(TO DO): Reproduce the entries shown below only from the line with "Generate a Python" down to the line with "serie2 = [6550, 13650, 26050, 39900, 55000]", keeping both end lines and copying each one exactly.

— Begin GIVEN RECORDS —

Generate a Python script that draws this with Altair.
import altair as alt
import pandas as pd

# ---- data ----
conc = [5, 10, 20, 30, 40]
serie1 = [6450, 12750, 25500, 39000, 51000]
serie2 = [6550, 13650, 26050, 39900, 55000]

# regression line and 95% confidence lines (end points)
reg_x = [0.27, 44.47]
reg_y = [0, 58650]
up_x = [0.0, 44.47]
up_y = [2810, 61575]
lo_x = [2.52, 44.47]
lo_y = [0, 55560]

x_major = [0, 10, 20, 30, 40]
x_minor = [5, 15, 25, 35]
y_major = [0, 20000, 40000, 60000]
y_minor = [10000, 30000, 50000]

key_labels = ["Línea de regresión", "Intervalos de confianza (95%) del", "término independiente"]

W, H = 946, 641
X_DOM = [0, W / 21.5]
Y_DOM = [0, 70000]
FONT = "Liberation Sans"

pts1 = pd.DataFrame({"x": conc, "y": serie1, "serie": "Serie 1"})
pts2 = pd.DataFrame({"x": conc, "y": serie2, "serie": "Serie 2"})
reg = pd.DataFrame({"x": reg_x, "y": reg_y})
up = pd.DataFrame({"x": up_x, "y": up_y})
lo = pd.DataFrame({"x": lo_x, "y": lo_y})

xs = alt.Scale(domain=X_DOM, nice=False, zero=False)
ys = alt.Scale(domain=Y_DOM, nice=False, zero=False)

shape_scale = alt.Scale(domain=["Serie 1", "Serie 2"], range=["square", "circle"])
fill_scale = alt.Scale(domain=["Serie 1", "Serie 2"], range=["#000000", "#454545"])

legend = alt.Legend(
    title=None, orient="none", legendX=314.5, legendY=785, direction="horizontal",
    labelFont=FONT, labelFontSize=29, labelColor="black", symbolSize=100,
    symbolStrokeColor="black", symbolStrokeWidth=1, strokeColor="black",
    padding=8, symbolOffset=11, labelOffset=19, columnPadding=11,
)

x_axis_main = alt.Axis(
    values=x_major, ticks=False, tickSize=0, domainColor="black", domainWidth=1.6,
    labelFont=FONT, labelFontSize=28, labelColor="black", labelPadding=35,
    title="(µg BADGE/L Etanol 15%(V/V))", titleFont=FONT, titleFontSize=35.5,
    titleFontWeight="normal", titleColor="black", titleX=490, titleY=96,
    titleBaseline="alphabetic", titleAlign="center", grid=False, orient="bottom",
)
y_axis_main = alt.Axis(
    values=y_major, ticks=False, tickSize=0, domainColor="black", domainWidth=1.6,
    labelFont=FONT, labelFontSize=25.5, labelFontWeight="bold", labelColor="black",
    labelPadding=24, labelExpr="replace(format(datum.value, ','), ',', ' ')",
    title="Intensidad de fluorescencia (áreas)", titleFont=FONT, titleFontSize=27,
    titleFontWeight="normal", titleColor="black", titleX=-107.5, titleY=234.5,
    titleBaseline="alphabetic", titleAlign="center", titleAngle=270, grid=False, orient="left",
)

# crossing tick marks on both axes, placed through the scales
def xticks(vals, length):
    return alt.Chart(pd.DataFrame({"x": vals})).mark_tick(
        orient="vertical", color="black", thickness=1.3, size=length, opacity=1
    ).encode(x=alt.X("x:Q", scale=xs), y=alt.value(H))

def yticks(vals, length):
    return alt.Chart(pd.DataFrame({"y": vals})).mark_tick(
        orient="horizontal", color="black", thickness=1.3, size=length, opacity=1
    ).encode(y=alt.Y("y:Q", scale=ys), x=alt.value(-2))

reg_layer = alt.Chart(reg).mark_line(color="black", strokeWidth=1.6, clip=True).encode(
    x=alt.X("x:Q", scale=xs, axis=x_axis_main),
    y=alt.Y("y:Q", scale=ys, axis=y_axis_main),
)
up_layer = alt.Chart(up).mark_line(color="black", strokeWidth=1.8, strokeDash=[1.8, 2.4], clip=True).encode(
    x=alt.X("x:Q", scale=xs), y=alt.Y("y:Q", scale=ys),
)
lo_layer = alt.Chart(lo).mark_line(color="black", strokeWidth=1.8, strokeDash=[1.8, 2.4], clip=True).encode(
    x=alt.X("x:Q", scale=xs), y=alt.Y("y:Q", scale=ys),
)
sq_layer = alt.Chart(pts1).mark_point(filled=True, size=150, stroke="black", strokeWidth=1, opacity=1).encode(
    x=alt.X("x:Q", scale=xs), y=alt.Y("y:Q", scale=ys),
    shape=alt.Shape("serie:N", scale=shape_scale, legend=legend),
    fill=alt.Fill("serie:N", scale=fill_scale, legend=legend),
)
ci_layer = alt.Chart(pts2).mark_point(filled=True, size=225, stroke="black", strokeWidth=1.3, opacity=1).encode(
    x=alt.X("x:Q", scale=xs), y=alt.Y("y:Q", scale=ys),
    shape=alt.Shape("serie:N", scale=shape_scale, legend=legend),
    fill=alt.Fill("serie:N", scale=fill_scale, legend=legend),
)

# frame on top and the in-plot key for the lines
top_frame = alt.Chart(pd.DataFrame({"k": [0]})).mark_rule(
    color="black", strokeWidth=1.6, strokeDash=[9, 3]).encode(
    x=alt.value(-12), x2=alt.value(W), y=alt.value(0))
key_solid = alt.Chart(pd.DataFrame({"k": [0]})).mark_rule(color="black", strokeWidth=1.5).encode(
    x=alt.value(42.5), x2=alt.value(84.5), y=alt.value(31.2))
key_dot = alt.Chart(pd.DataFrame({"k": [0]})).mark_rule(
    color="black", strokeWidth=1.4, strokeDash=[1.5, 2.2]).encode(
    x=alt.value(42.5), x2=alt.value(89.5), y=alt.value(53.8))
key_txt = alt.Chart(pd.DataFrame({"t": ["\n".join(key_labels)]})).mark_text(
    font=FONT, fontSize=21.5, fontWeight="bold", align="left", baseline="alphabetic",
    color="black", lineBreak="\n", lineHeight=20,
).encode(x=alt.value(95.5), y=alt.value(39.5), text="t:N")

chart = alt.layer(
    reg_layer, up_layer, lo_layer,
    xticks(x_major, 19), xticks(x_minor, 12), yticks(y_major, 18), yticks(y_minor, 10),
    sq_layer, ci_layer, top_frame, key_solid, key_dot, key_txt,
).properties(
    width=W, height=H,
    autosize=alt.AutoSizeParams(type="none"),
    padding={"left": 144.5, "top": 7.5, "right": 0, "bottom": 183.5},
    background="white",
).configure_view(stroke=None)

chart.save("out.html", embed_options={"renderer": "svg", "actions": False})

— End GIVEN RECORDS —
— Begin GIVEN RECORDS —

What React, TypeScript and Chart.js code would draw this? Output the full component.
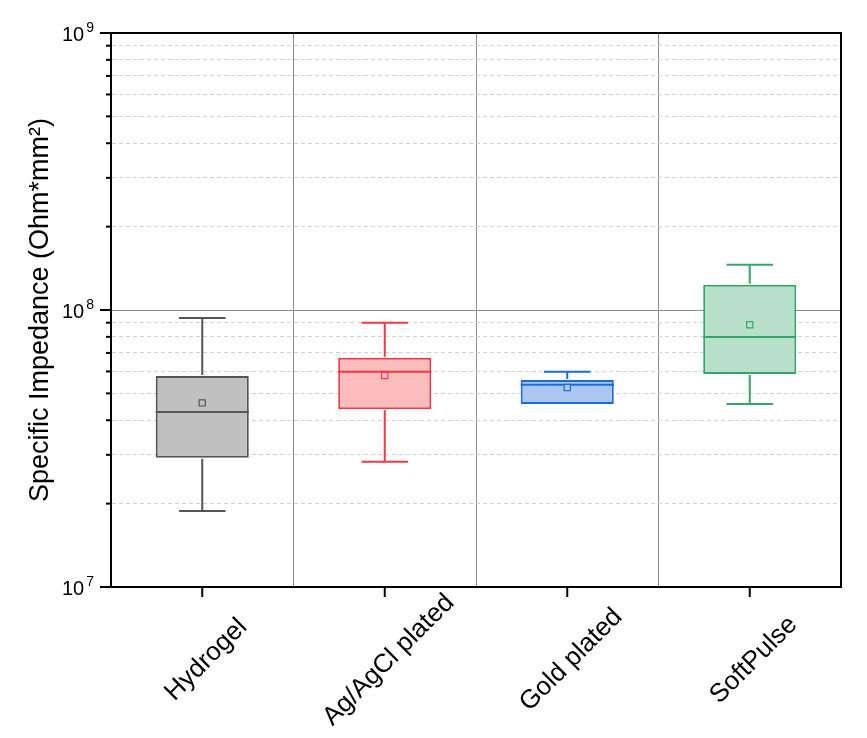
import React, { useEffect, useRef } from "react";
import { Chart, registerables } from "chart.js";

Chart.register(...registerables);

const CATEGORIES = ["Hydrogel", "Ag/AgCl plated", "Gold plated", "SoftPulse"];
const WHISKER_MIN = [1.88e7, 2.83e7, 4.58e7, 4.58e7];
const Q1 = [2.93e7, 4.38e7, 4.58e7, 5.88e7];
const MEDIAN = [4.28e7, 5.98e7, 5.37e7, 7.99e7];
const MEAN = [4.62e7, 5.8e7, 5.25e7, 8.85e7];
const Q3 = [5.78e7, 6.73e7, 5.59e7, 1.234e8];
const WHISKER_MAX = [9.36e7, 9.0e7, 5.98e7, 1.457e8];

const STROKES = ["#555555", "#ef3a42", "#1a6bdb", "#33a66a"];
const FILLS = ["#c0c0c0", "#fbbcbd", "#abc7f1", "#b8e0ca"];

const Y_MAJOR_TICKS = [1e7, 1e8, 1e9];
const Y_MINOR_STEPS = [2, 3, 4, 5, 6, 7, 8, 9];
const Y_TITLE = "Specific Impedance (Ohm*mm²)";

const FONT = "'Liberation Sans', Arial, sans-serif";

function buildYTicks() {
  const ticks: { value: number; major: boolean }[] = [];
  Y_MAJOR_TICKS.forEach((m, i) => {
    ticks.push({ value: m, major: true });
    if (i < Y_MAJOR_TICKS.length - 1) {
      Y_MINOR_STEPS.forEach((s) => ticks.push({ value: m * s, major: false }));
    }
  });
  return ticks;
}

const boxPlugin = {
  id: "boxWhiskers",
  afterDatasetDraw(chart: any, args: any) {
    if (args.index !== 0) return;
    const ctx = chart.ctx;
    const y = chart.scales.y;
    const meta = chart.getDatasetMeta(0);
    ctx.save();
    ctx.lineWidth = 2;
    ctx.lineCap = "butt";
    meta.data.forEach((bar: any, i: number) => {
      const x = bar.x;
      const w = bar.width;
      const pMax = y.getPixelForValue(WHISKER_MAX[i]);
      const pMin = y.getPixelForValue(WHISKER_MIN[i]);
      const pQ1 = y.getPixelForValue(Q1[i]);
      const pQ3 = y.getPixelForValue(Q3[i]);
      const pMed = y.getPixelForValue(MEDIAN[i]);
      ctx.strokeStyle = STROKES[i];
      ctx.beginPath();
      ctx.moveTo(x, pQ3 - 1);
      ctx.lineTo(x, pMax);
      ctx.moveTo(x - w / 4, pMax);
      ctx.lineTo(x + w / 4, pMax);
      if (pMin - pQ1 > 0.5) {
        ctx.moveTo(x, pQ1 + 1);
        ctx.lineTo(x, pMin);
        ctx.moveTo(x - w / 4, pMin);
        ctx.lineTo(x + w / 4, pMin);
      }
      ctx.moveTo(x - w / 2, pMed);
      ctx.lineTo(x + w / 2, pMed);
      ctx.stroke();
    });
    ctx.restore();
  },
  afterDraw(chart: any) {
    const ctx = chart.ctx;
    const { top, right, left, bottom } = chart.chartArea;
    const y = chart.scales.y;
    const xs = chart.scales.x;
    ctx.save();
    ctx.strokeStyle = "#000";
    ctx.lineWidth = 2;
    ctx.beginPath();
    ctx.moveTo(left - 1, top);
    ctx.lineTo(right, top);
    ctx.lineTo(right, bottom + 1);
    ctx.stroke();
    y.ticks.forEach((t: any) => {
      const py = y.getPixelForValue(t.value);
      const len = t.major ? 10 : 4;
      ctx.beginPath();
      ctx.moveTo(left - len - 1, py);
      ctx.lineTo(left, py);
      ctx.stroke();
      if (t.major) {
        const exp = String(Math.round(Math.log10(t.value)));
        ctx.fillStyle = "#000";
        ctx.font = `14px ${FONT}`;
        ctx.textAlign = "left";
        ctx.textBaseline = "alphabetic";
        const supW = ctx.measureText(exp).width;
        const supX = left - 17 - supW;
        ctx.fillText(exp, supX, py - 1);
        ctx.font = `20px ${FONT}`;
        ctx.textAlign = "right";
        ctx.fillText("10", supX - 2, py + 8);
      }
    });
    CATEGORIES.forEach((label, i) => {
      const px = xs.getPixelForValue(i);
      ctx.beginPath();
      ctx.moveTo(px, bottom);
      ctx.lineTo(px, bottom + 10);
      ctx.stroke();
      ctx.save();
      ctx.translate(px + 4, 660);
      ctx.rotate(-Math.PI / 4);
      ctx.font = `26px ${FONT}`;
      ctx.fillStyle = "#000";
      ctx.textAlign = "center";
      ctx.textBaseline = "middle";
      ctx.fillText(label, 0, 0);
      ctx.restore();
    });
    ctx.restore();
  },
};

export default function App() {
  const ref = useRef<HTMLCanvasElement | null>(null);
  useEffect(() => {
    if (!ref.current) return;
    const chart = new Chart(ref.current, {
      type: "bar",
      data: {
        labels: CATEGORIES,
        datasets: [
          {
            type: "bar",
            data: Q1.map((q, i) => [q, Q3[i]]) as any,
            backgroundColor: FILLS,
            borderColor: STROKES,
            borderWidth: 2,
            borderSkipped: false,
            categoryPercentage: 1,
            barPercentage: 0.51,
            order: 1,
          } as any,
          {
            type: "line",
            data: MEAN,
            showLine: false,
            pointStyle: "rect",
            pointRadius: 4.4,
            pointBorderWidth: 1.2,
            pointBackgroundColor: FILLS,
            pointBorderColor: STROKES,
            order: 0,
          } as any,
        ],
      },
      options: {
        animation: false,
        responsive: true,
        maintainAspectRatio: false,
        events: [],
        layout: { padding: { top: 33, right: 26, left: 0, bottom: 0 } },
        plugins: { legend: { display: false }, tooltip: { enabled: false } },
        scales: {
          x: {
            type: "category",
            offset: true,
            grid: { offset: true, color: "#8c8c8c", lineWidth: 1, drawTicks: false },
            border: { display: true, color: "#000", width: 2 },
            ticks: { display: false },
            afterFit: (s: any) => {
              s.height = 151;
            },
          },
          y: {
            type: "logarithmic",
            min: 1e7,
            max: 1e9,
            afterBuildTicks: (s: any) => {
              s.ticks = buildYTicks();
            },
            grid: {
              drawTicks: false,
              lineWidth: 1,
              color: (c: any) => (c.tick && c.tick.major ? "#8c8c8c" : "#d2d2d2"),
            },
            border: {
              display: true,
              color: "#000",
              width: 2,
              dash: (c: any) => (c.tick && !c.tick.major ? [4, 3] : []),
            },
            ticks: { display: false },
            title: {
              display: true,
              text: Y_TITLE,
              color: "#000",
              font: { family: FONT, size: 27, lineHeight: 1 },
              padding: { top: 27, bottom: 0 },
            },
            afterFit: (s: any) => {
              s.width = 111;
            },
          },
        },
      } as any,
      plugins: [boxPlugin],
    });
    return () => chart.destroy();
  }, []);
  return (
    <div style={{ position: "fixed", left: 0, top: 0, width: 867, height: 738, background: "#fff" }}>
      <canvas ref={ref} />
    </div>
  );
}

— End GIVEN RECORDS —
— Begin GIVEN RECORDS —

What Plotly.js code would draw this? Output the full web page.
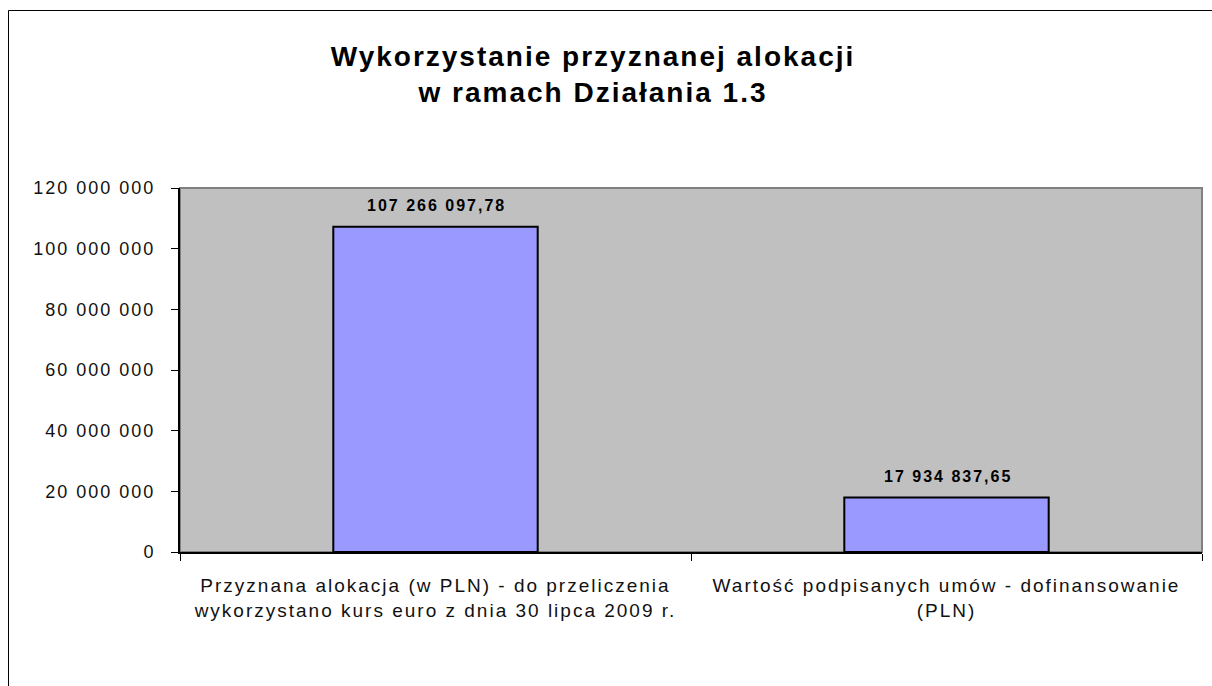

— End GIVEN RECORDS —

(SOLUTION TO THE EXERCISE):
Generate a Python script that draws this with Altair.
import altair as alt
import pandas as pd

# ---- data ----
conc = [5, 10, 20, 30, 40]
serie1 = [6450, 12750, 25500, 39000, 51000]
serie2 = [6550, 13650, 26050, 39900, 55000]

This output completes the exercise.